About 9 years ago, my oldest daughter’s basketball team (rec league, 5th grade) had the coach back out at the last minute. They were asking if any parents wanted to coach and I saw my daughter’s face light up and I decided to jump in. But had I never seen what Phil had done in his return, and the grace him and Kobe showed in that second go-around, I would have undoubtedly said no and the little boy inside that didn’t care much for sports and only lasted one year in cub scouts would have been the voice inside that would have won out. And I would have missed out on so many tiny life lessons I learned coaching those girls that year and the joy in watching those other girls grow and graduate in my daughter’s class.


That is what hurts the worst, losing those coaches, parents and girls on that chopper because we all can relate, simply taking/traveling with your kids to a game. I’ve also had to tell my daughters that their mom died, and it was the most powerless experience I ever had in my life. That is only a fraction of what Vanessa Bryant has to deal with now.


I may not have the Mamba mentality (few truly do), but on the whole, Kobe helped me feel a little more fearless, a little more willing to go out on a limb in certain areas in my life. For that, I offer Kobe my deep thanks and I hope that Kobe’s family can find comfort, in spades.
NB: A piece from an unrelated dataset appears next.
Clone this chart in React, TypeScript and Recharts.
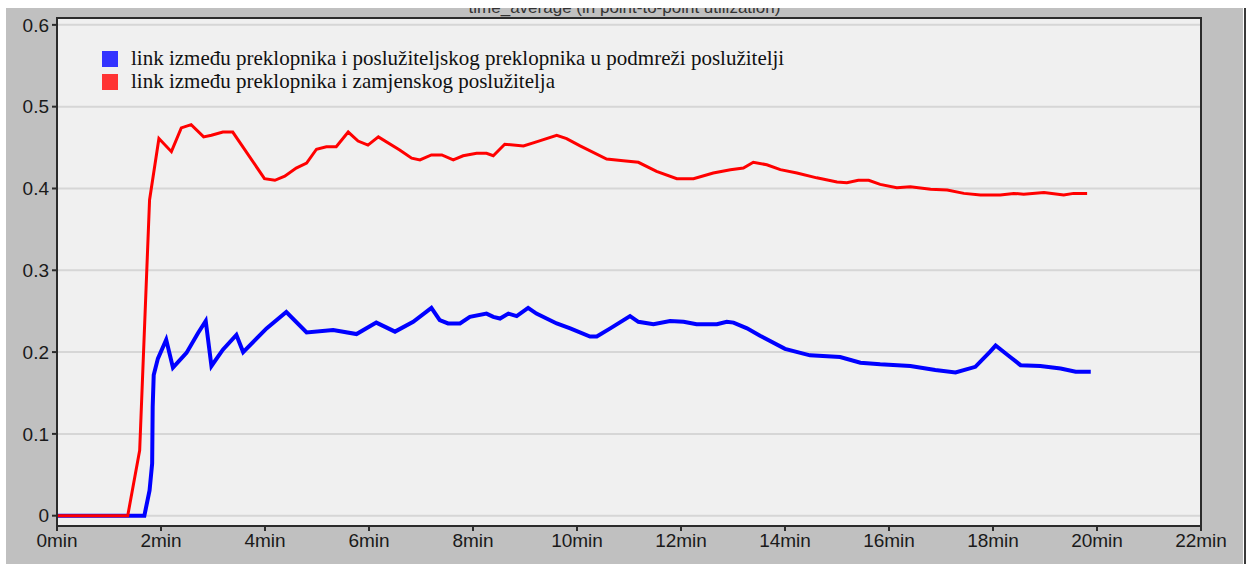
import { LineChart, Line, XAxis, YAxis, CartesianGrid } from 'recharts'

// vrijeme u minutama / iskorištenost linka
const redTimes = [
  0, 1.36, 1.59, 1.78, 1.96, 2.2, 2.39, 2.58, 2.82, 2.97, 3.19, 3.38, 3.99, 4.19,
  4.38, 4.6, 4.8, 4.99, 5.18, 5.37, 5.6, 5.79, 5.98, 6.18, 6.59, 6.82, 6.98, 7.2,
  7.4, 7.62, 7.81, 8.07, 8.26, 8.39, 8.61, 8.97, 9.22, 9.61, 9.8, 10.06, 10.57,
  10.89, 11.18, 11.53, 11.92, 12.24, 12.62, 12.95, 13.2, 13.39, 13.65, 13.91,
  14.23, 14.61, 15.0, 15.19, 15.41, 15.61, 15.83, 16.15, 16.41, 16.8, 17.12,
  17.44, 17.76, 18.14, 18.4, 18.59, 18.98, 19.36, 19.55, 19.81,
]
const redValues = [
  0, 0, 0.08, 0.386, 0.461, 0.445, 0.474, 0.478, 0.463, 0.465, 0.469, 0.469,
  0.412, 0.41, 0.415, 0.425, 0.431, 0.448, 0.451, 0.451, 0.469, 0.458, 0.453,
  0.463, 0.447, 0.437, 0.435, 0.441, 0.441, 0.435, 0.44, 0.443, 0.443, 0.44,
  0.454, 0.452, 0.457, 0.465, 0.461, 0.452, 0.436, 0.434, 0.432, 0.421, 0.412,
  0.412, 0.419, 0.423, 0.425, 0.432, 0.429, 0.423, 0.419, 0.413, 0.408, 0.407,
  0.41, 0.41, 0.405, 0.401, 0.402, 0.399, 0.398, 0.394, 0.392, 0.392, 0.394,
  0.393, 0.395, 0.392, 0.394, 0.394,
]

const blueTimes = [
  0, 1.68, 1.78, 1.83, 1.84, 1.86, 1.94, 2.1, 2.23, 2.49, 2.71, 2.86, 2.97, 3.19,
  3.45, 3.58, 4.03, 4.41, 4.8, 5.31, 5.76, 6.14, 6.5, 6.85, 7.2, 7.36, 7.52,
  7.75, 7.94, 8.26, 8.39, 8.52, 8.68, 8.84, 9.06, 9.22, 9.61, 9.87, 10.25,
  10.38, 10.64, 11.02, 11.18, 11.47, 11.79, 12.05, 12.3, 12.69, 12.88, 13.01,
  13.27, 13.52, 14.0, 14.48, 15.06, 15.45, 15.83, 16.41, 16.89, 17.28, 17.66,
  17.95, 18.05, 18.33, 18.53, 18.91, 19.3, 19.59, 19.88,
]
const blueValues = [
  0, 0, 0.031, 0.064, 0.133, 0.172, 0.192, 0.215, 0.181, 0.199, 0.223, 0.238,
  0.183, 0.203, 0.221, 0.2, 0.229, 0.249, 0.224, 0.227, 0.222, 0.236, 0.225,
  0.237, 0.254, 0.239, 0.235, 0.235, 0.243, 0.247, 0.243, 0.241, 0.247, 0.244,
  0.254, 0.247, 0.235, 0.229, 0.219, 0.219, 0.229, 0.244, 0.237, 0.234, 0.238,
  0.237, 0.234, 0.234, 0.237, 0.236, 0.229, 0.22, 0.204, 0.196, 0.194, 0.187,
  0.185, 0.183, 0.178, 0.175, 0.182, 0.201, 0.208, 0.194, 0.184, 0.183, 0.18,
  0.176, 0.176,
]

const xTicks = [0, 2, 4, 6, 8, 10, 12, 14, 16, 18, 20, 22]
const yTicks = [0, 0.1, 0.2, 0.3, 0.4, 0.5, 0.6]

const seriesNames = [
  'link između preklopnika i poslužiteljskog preklopnika u podmreži poslužitelji',
  'link između preklopnika i zamjenskog poslužitelja',
]
const seriesColors = ['#0000ff', '#ff0000']
const legendColors = ['#3333ff', '#ff3333']

const title = 'time_average (in point-to-point utilization)'

const blueData = blueTimes.map((t, i) => ({ t, v: blueValues[i] }))
const redData = redTimes.map((t, i) => ({ t, v: redValues[i] }))

const tickStyle = {
  fill: '#1a1a1a',
  fontSize: 19,
  fontFamily: "'Liberation Sans', Arial, sans-serif",
}

export default function App() {
  return (
    <div
      style={{
        position: 'absolute',
        left: 0,
        top: 0,
        width: 1248,
        height: 564,
        background: '#fff',
        overflow: 'hidden',
      }}
    >
      {/* sivi okvir prozora */}
      <div
        style={{
          position: 'absolute',
          left: 6,
          top: 8,
          width: 1237,
          height: 556,
          background: '#c0c0c0',
          overflow: 'hidden',
        }}
      >
        <div
          style={{
            position: 'absolute',
            left: 0,
            width: 1237,
            top: -10,
            textAlign: 'center',
            fontFamily: "'Liberation Sans', Arial, sans-serif",
            fontSize: 17,
            color: '#333',
            lineHeight: '20px',
          }}
        >
          {title}
        </div>
      </div>
      <div
        style={{
          position: 'absolute',
          left: 1244,
          top: 8,
          width: 2,
          height: 556,
          background: '#3a3a3a',
        }}
      />

      <div style={{ position: 'absolute', left: 0, top: 0 }}>
        <LineChart
          width={1248}
          height={564}
          margin={{ top: 18, right: 47, bottom: 8, left: 7 }}
        >
          <CartesianGrid
            vertical={false}
            fill='#f0f0f0'
            stroke='#d6d6d6'
            strokeWidth={2}
          />
          <XAxis
            type='number'
            dataKey='t'
            domain={[0, 22]}
            ticks={xTicks}
            tickFormatter={(v) => `${v}min`}
            height={30}
            tickSize={5}
            tickMargin={3}
            tick={tickStyle}
            axisLine={{ stroke: '#2b2b2b', strokeWidth: 2 }}
            tickLine={{ stroke: '#2b2b2b', strokeWidth: 2 }}
            allowDataOverflow
          />
          <YAxis
            type='number'
            dataKey='v'
            domain={[-0.0126, 0.6084]}
            ticks={yTicks}
            tickFormatter={(v) => String(v)}
            width={50}
            tickSize={5}
            tickMargin={3}
            tick={tickStyle}
            axisLine={{ stroke: '#2b2b2b', strokeWidth: 2 }}
            tickLine={{ stroke: '#2b2b2b', strokeWidth: 2 }}
            allowDataOverflow
          />
          <Line
            data={blueData}
            dataKey='v'
            name={seriesNames[0]}
            type='linear'
            stroke={seriesColors[0]}
            strokeWidth={4}
            dot={false}
            isAnimationActive={false}
          />
          <Line
            data={redData}
            dataKey='v'
            name={seriesNames[1]}
            type='linear'
            stroke={seriesColors[1]}
            strokeWidth={3}
            dot={false}
            isAnimationActive={false}
          />
        </LineChart>
      </div>

      {/* okvir područja grafa */}
      <div
        style={{
          position: 'absolute',
          left: 56,
          top: 17,
          width: 1146,
          height: 510,
          border: '2px solid #2b2b2b',
          boxSizing: 'border-box',
          pointerEvents: 'none',
        }}
      />

      {/* legenda */}
      <div
        style={{
          position: 'absolute',
          left: 102,
          top: 47,
          fontFamily: "'Liberation Serif', 'Times New Roman', serif",
          fontSize: 21,
          color: '#111',
        }}
      >
        {seriesNames.map((name, idx) => (
          <div
            key={name}
            style={{
              display: 'flex',
              alignItems: 'center',
              height: 23,
            }}
          >
            <div
              style={{
                width: 16,
                height: 16,
                marginRight: 13,
                backgroundColor: legendColors[idx],
              }}
            />
            <span style={{ whiteSpace: 'nowrap' }}>{name}</span>
          </div>
        ))}
      </div>
    </div>
  )
}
I have great sympathy for Lakers GM Rob Pelinka who was Kobe’s best friend and the rest of the Lakers staff. I really don’t know how they will handle this now to try to keep the spirit of playing for Kobe but have enough time to have a memorial and funeral for Kobe. Tough decisions. I will continue to hurt watching those historic Lakers and other NBA greats have to come together under such sad circumstances. But I don’t know any other way to be a fan.


Thank you for reading if you made it this far, and I will be putting this in a blog. Take care gang.